Les derniers sondages qui donnent l’actuel président absent du second tour des présidentielles de 2012, ont réveillé les appétits en dépit de toutes les dénégations. Et, dans la foulée, la cacophonie continue à droite à propos du débat sur l’islam et la laïcité. Un débat dont l’annonce a attisé les peurs et les phantasmes, un débat improvisé et jugé inutile par tous ceux qui traitent de ces matières au quotidien. Mais visiblement, même au prix de tous les dangers pour la société française, Nicolas Sarkozy persiste dans sa stratégie perdante. Fait exceptionnel, les représentants de toutes les religions se sont prononcés contre la tenue de ce débat dans les termes où il est présenté, notamment en raison de son risque de stigmatisation.

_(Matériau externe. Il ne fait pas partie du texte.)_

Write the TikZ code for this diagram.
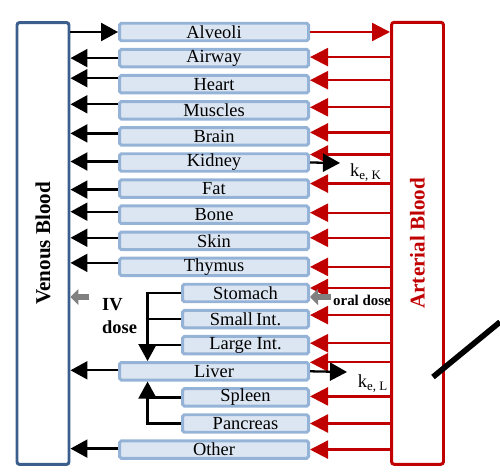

En attendant, carton plein pour Marine le Pen qui réalise même un triple coup. Car la gauche est aussi concernée par le succès de l’extrême droite. D’une manière sans doute moins spectaculaire dans l’immédiat mais tout aussi fondamentalement. La gauche a perdu une partie importante de son électorat populaire au profit du FN ou de l’abstention. Le PS ne parvient pas à convaincre qu’il représente une véritable alternative. Les rivalités personnelles, la non-visibilité de son programme et les contorsions tactiques du mécanisme insidieux des primaires brouillent son message politique. Marine Le Pen pèsera même sur ces primaires puisqu’il s’agira pour le PS de désigner son meilleur candidat face à la droite mais aussi face à l’extrême droite, et ce n’est pas nécessairement le même… Oui décidément, Marine Le Pen s’est bien installée au centre du jeu politique avec des conséquences que l’on ne mesure pas encore complètement.